------ Dataset excerpt

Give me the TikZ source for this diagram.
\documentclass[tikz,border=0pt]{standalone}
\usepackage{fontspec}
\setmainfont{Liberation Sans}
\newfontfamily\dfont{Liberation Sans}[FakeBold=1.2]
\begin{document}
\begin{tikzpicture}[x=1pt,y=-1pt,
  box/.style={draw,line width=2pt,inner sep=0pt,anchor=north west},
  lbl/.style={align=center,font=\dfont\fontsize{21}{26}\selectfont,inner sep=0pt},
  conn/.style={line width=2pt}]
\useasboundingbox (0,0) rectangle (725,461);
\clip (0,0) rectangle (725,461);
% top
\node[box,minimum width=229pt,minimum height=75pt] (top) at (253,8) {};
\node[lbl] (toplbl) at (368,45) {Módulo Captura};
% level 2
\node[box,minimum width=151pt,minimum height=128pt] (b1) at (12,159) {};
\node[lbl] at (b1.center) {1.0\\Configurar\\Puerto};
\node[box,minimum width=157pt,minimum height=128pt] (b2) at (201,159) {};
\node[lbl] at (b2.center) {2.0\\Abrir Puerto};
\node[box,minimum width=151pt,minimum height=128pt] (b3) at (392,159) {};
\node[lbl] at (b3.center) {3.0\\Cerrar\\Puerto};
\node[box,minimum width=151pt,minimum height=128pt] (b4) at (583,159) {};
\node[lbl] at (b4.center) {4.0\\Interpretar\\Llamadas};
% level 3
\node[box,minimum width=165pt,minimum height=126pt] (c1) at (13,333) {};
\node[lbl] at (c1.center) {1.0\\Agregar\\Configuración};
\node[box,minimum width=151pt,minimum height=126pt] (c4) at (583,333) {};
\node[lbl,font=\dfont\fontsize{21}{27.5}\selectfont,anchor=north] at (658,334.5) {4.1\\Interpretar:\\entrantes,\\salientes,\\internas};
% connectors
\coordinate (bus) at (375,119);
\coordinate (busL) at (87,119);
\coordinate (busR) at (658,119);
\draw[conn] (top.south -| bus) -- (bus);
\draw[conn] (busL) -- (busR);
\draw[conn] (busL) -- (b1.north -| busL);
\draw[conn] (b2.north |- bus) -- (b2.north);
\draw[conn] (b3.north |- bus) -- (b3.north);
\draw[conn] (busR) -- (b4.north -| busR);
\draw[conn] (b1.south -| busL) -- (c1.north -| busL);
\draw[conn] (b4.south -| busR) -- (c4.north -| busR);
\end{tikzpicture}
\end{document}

------------

* **Work to do**: Write out the whole listing again. Match it word for word.

* **Solution below**:
Give me the TikZ source for this diagram.
\documentclass[tikz,border=0pt]{standalone}
\usepackage{fontspec}
\setmainfont{Liberation Sans}
\newfontfamily\dfont{Liberation Sans}[FakeBold=1.2]
\begin{document}
\begin{tikzpicture}[x=1pt,y=-1pt,
  box/.style={draw,line width=2pt,inner sep=0pt,anchor=north west},
  lbl/.style={align=center,font=\dfont\fontsize{21}{26}\selectfont,inner sep=0pt},
  conn/.style={line width=2pt}]
\useasboundingbox (0,0) rectangle (725,461);
\clip (0,0) rectangle (725,461);
% top
\node[box,minimum width=229pt,minimum height=75pt] (top) at (253,8) {};
\node[lbl] (toplbl) at (368,45) {Módulo Captura};
% level 2
\node[box,minimum width=151pt,minimum height=128pt] (b1) at (12,159) {};
\node[lbl] at (b1.center) {1.0\\Configurar\\Puerto};
\node[box,minimum width=157pt,minimum height=128pt] (b2) at (201,159) {};
\node[lbl] at (b2.center) {2.0\\Abrir Puerto};
\node[box,minimum width=151pt,minimum height=128pt] (b3) at (392,159) {};
\node[lbl] at (b3.center) {3.0\\Cerrar\\Puerto};
\node[box,minimum width=151pt,minimum height=128pt] (b4) at (583,159) {};
\node[lbl] at (b4.center) {4.0\\Interpretar\\Llamadas};
% level 3
\node[box,minimum width=165pt,minimum height=126pt] (c1) at (13,333) {};
\node[lbl] at (c1.center) {1.0\\Agregar\\Configuración};
\node[box,minimum width=151pt,minimum height=126pt] (c4) at (583,333) {};
\node[lbl,font=\dfont\fontsize{21}{27.5}\selectfont,anchor=north] at (658,334.5) {4.1\\Interpretar:\\entrantes,\\salientes,\\internas};
% connectors
\coordinate (bus) at (375,119);
\coordinate (busL) at (87,119);
\coordinate (busR) at (658,119);
\draw[conn] (top.south -| bus) -- (bus);
\draw[conn] (busL) -- (busR);
\draw[conn] (busL) -- (b1.north -| busL);
\draw[conn] (b2.north |- bus) -- (b2.north);
\draw[conn] (b3.north |- bus) -- (b3.north);
\draw[conn] (busR) -- (b4.north -| busR);
\draw[conn] (b1.south -| busL) -- (c1.north -| busL);
\draw[conn] (b4.south -| busR) -- (c4.north -| busR);
\end{tikzpicture}
\end{document}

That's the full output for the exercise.